I think what needs to happen is to use a reference-table/mapping when doing the copy.
E.g.,
int *Obj1Ptr = &Obj1;
Obj1New = (shallow clone) Obj1
InternalMap[Obj1Ptr] = &Obj1New;
Obj2New = (shallow clone) Obj2
if (InternalMap[&Obj2->Obj]) {
Obj2New->Obj = InternalMap[&Obj2->Obj];
}
I know user land doesn't get to work with this stuff, but I'm not sure where there is handled in the extension.
I'm probably way over my head here, but I also don't see how #139 resolves this
This causes overflow, see #64
[0x1] php_parallel!get_module + 0x2079 […] [0x7] php_pthreads!get_module + 0x42
Running parallel and pthreads simultaneously might not be the best idea.
[0x1] php_parallel!get_module + 0x2079 […] [0x7] php_pthreads!get_module + 0x42
Running parallel and pthreads simultaneously might not be the best idea.
they didnt confilict in internals if you dont start using them both.
Fixed in 67413b193ecda80a32335a76eb25454a4d54bb32
Hello,
Ok, so I've seen some odd error states show up when running some recent thread tests.
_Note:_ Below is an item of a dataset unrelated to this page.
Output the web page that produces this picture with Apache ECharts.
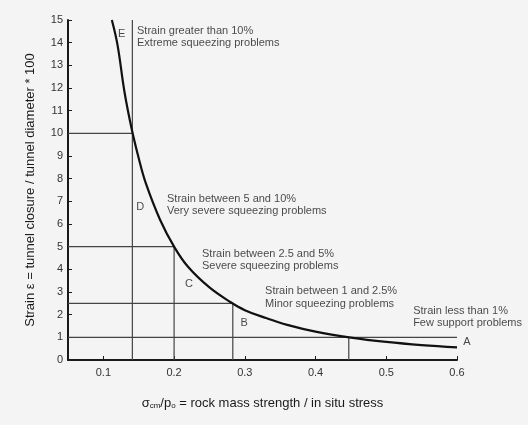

Under certain conditions we were faced with a script that died in the middle of execution with no indication of what killed it, or for.
This seems to fall over right inside ::run(). This blows the whole process away, not just the threads. Is Parallel swallowing engine errors? Is it possible for Parallel to full emit any engine error encountered? Is this related to #72 ?
PS Crazy thought, this isn't related to the object typehint for cExecute... is it?